We use it for a few things. We use it internally for a few dashboards because it’s actually really nice to have real-time dashboard data with Firebase. We also use it extensively for live order updating. For example, when a shopper is picking your items, you'll be able to go on your order screen. There will be live showing like found or not found or whatever. You'll have live position updating of your shopper on the map. You will have live information of the status of the order like “Nicole is now picking up your order,” and all these kind of things, so you don’t have to reload the page or pull or anything. Just live updates happen natively through Firebase API, which is nice.
Basically, the trajectory was we had our iOS app, which started out native, right? It started as a native app, and then we realized you have to go through a review process and it’s slow, and at a very early stage, it made sense for us to make it a wrapped web view. Basically, the app would open, and it would be a web view inside of it that we could iterate on quickly and change very rapidly and not have to wait for app store view process to change it. It wasn’t totally a native experience, but it was as actually a pretty good experience and lasted for a very long time and was up until recently the foundation of our current mobile web experience, which is different from our app situation. So for a long time, basically, our app store iOS Instacart app was a wrapped web view of just our store, a condensed version of our store, which meant that we could add things. We could change sales. We could change the formatting. We could change the UI really fast and not have to worry about the app store review process.

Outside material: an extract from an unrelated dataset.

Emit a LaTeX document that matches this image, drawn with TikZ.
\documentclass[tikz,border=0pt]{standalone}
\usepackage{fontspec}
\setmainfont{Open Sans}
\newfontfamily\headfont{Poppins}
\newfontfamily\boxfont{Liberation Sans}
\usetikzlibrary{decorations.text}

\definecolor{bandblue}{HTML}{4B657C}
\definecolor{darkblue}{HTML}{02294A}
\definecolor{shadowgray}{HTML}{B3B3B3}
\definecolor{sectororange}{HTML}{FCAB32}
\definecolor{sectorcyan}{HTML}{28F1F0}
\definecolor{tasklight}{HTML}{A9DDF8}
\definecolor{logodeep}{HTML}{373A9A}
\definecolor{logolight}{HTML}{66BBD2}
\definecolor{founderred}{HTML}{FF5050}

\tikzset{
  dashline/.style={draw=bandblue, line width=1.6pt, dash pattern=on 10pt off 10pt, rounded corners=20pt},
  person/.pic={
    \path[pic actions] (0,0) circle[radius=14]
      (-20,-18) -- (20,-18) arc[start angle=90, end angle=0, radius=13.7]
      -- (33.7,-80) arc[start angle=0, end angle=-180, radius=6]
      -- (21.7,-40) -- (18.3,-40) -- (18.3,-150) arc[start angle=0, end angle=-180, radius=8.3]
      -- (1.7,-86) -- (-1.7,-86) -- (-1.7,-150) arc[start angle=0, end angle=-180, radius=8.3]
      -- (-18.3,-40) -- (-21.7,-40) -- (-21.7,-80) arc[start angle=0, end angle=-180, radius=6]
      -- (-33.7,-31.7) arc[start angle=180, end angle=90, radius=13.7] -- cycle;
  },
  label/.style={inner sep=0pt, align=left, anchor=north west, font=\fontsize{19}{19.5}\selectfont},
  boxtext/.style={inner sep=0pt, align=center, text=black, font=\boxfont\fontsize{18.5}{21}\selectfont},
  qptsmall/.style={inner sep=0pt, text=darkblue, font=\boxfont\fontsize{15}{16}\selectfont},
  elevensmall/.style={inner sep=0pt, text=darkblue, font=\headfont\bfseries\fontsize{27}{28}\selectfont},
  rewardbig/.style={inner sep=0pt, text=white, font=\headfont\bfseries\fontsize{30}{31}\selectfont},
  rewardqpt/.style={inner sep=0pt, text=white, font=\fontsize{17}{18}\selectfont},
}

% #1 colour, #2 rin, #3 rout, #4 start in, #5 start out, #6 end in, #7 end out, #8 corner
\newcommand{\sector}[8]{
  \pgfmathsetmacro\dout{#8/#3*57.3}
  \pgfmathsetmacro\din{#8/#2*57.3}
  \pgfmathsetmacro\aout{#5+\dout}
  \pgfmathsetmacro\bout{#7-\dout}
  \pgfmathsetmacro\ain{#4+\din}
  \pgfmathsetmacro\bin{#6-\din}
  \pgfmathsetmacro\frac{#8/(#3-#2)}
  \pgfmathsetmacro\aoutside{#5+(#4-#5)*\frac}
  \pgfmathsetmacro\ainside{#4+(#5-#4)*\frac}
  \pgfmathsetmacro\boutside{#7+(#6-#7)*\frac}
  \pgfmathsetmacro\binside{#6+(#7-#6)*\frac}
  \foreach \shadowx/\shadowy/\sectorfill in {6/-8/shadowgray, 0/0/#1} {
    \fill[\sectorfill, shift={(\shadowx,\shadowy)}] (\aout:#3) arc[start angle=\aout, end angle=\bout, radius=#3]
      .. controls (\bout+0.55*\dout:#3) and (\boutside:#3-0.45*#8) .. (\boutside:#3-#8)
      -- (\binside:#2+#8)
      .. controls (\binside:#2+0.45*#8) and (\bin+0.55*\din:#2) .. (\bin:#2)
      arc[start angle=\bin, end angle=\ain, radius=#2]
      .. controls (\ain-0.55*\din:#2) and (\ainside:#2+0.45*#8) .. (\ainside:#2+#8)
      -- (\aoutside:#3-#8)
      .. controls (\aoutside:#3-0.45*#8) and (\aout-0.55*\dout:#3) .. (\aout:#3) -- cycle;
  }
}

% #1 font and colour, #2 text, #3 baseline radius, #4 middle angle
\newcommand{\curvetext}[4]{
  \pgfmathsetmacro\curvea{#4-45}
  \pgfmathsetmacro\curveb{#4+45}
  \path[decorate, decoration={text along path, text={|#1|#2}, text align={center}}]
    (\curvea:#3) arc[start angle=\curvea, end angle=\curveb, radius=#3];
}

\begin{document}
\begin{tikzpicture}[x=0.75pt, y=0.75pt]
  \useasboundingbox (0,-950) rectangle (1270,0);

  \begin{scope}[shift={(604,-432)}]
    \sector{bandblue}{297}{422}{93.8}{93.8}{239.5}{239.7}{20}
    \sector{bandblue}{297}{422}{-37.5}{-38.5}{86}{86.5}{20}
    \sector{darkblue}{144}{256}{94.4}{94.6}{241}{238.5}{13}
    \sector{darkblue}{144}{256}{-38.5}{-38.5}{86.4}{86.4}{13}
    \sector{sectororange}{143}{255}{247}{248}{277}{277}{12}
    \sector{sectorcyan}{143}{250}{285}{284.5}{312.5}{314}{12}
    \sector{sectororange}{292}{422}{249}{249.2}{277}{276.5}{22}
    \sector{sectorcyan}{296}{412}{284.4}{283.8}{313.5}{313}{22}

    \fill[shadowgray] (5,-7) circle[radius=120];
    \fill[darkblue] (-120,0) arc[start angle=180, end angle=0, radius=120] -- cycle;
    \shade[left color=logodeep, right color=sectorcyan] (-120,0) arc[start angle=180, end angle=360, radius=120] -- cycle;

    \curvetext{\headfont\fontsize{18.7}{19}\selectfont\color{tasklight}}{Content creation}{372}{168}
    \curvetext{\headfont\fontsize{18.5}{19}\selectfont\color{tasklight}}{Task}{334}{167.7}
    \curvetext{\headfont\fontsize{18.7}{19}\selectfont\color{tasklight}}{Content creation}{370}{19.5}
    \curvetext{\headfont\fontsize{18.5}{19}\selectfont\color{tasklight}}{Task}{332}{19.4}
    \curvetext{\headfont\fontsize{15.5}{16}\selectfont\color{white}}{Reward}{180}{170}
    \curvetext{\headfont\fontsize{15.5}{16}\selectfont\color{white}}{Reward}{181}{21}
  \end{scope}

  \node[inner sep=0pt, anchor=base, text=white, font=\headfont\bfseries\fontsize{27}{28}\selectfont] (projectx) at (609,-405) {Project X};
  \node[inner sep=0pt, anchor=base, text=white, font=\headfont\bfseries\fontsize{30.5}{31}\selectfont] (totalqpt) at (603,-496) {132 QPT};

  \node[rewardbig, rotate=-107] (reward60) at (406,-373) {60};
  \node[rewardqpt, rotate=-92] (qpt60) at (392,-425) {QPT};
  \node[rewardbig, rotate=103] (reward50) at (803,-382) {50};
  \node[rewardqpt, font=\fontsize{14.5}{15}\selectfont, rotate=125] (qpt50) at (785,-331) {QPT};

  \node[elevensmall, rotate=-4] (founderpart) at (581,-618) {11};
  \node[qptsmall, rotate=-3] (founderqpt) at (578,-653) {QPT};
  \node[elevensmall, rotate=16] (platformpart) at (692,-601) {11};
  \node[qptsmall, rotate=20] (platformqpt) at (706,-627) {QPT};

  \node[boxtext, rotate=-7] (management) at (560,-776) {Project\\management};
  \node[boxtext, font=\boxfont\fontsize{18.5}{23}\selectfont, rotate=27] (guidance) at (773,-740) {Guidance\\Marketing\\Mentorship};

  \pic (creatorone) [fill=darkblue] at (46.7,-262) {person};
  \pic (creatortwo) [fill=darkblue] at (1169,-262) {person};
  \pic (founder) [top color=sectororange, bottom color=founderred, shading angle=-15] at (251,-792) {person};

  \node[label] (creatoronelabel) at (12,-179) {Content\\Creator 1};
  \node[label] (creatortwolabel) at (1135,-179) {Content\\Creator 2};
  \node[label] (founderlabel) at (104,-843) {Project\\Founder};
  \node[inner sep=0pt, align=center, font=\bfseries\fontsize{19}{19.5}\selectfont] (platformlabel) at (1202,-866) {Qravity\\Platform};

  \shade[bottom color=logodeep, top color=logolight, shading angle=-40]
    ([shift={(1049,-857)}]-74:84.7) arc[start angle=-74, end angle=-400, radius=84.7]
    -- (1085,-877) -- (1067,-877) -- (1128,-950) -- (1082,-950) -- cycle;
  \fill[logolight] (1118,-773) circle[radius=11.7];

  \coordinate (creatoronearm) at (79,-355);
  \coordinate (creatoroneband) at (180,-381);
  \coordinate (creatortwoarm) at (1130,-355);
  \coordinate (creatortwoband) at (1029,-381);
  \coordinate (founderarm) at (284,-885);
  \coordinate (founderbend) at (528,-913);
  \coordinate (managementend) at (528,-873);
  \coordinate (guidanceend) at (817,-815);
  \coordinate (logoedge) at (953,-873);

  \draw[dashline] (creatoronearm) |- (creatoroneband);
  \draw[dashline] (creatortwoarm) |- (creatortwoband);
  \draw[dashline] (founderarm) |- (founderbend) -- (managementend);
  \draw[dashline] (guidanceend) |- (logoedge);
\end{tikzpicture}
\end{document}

This all changed about a year ago, I would like to say, at which point it became a totally native app. We felt comfortable enough with the product and all the features that we made it a native experience and made it a fully featured app.

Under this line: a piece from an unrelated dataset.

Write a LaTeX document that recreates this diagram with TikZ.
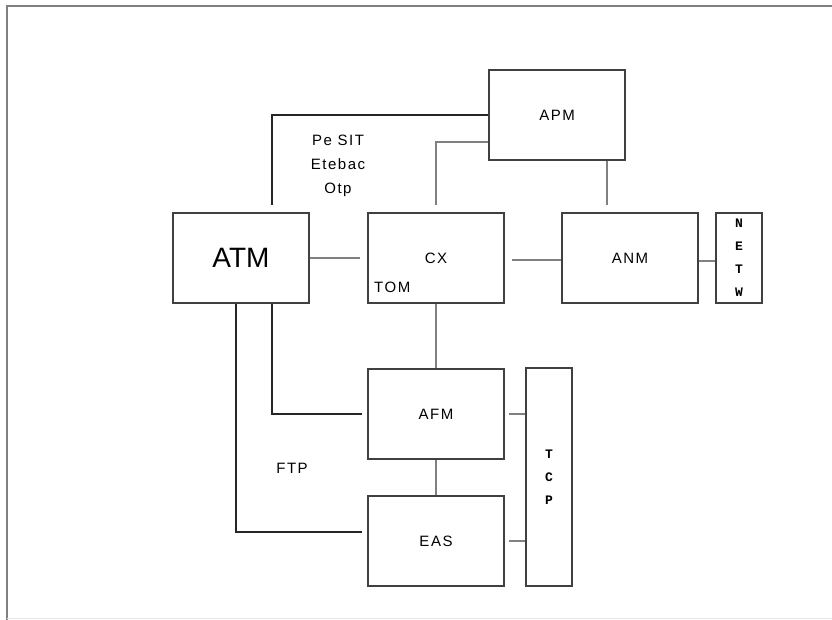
\documentclass[tikz,border=0pt]{standalone}
\usepackage{fontspec}
\setmainfont{Liberation Sans}
\newfontfamily\boxfont[LetterSpace=10]{Liberation Sans}
\newfontfamily\stackfont{Liberation Mono}
\usepackage{tikz}
\usetikzlibrary{positioning, calc}

\begin{document}
\begin{tikzpicture}[
  x=1pt, y=-1pt,
  unit/.style  = {rectangle, draw=black!75, line width=1.8pt,
                  minimum width=136pt, minimum height=90pt,
                  inner sep=0pt, font=\boxfont\fontsize{15}{17}\selectfont},
  slab/.style  = {rectangle, draw=black!75, line width=1.8pt,
                  minimum width=46pt, inner sep=0pt, align=center,
                  font=\stackfont\bfseries\fontsize{13}{23}\selectfont},
  wire/.style  = {draw=black!85, line width=1.1pt},
  pipe/.style  = {draw=black!50, line width=2pt},
  lbl/.style   = {font=\boxfont\fontsize{15}{24}\selectfont, align=center, inner sep=0pt},
  frame/.style = {draw=black!50, line width=2pt},
]
\useasboundingbox (0,0) rectangle (832,620);

%% ── Outer frame ─────────────────────────────────────────────────────────
\draw[frame] (7,620) -- (7,6) -- (832,6);
\draw[black!10, line width=1pt] (7,618.5) -- (832,618.5);

%% ── Upper row ───────────────────────────────────────────────────────────
\node[unit] (apm) at (557,115) {APM};
\node[unit, font=\fontsize{28}{30}\selectfont] (atm) at (241,258) {ATM};
\node[unit] (cx)  at (436,258) {CX};
\node[unit] (anm) at (630,258) {ANM};
\node[slab, minimum height=90pt] (netw) at (739,258) {N\\E\\T\\W};

%% ── Lower column ────────────────────────────────────────────────────────
\node[unit] (afm) at (436,414) {AFM};
\node[unit] (eas) at (436,541) {EAS};
\node[slab, minimum height=218pt] (tcp) at (549,477) {T\\C\\P};

%% ── Links ───────────────────────────────────────────────────────────────
\draw[wire, shorten <=7pt] ([xshift=31pt]atm.north) |- (apm.west);
\draw[pipe, shorten <=7pt] (cx.north) |- ([yshift=-27pt]apm.west);
\draw[pipe, shorten >=7pt] ([xshift=50pt]apm.south) -- ([xshift=50pt]apm.south |- anm.north);
\draw[pipe, shorten >=7pt] (atm.east) -- (cx.west);
\draw[pipe, shorten <=7pt] ([yshift=-2pt]cx.east) -- ([yshift=-2pt]cx.east -| anm.west);
\draw[pipe] ([yshift=-3pt]anm.east) -- ([yshift=-3pt]anm.east -| netw.west);
\draw[pipe] (cx.south) -- (afm.north);
\draw[wire, shorten >=5pt] ([xshift=31pt]atm.south) |- (afm.west);
\draw[wire, shorten >=5pt] ([xshift=-5pt]atm.south) |- ([yshift=9pt]eas.west);
\draw[pipe] (afm.south) -- (eas.north);
\draw[pipe, shorten <=4pt] (afm.east) -- (afm.east -| tcp.west);
\draw[pipe, shorten <=4pt] (eas.east) -- (eas.east -| tcp.west);

%% ── Labels ──────────────────────────────────────────────────────────────
\node[lbl] (proto) at (338,166) {Pe SIT\\Etebac\\Otp};
\node[lbl, anchor=west] (tom) at (374,287) {TOM};
\node[lbl] (ftp) at (292,468) {FTP};

\end{tikzpicture}
\end{document}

Before two weeks ago or so, it used to be Backbone views and models, and everything was on our main store app, and our mobile web app, but actually, we just switched our mobile web app to using ReactJS for the interface. So it’s using Backbone models but ReactJS front-end components. Really, it was borne out of the frustration with how the Backbone model-view bindings worked, and it wasn’t especially performant for large views, and we had to do lots of tricks to make it performant. But swapping that out with React views meant that it could be both simpler and faster without having to spend a lot of time on that.
One other interesting thing about that is, since React actually works okay with the Backbone models and the Backbone router and stuff like that, we didn’t have to rewrite the mobile web application and update it to ReactJS. Rewrites are almost always a bad idea. We were able to upgrade pieces of it at a time, move on to React, and now the entire thing is using React and just has the Backbone router and models and stuff like that that we already had, so it's a lot faster.

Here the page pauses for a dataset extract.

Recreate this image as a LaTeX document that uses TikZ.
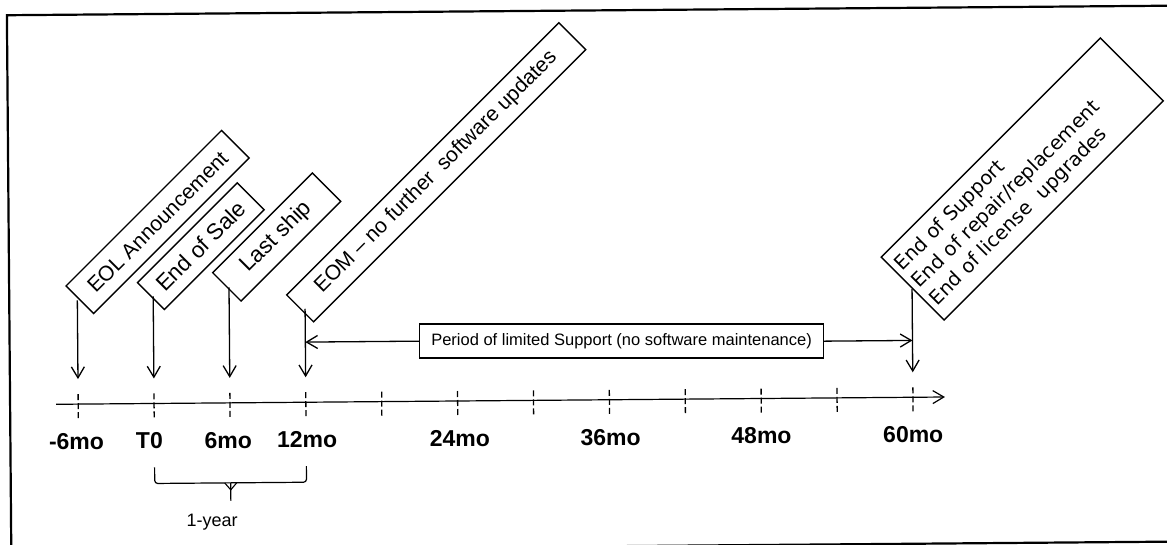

The main web store is a Backbone.js single page web application, and so it hits API endpoints to do all the calls, and we use those same API endpoints for the consumer iPhone app, the consumer Android app, and the consumer mobile web app. It worked out really nicely, us just building one API and just all these clients, including the web client, using that.
Web has always been in Rails from the beginning, so we used Redis for caching our items, which we had, from the beginning. Rails is kind of what we were comfortable with, and we knew we wanted the front end to be really, really snappy, so we de-normalized all the item attributes into Redis, and that's how it got served out.
So we very, very early on, we were iOS only, then we thought, well we’re missing out on half of the market. We need to add Android. So we had a friend of ours start working on the Android app, and I had to build the API for him, but I was having a really hard time doing that because I didn’t know what he needed exactly, so I built the first version of the web store over the weekend because I wanted to have a client to consume myself for the API I was building.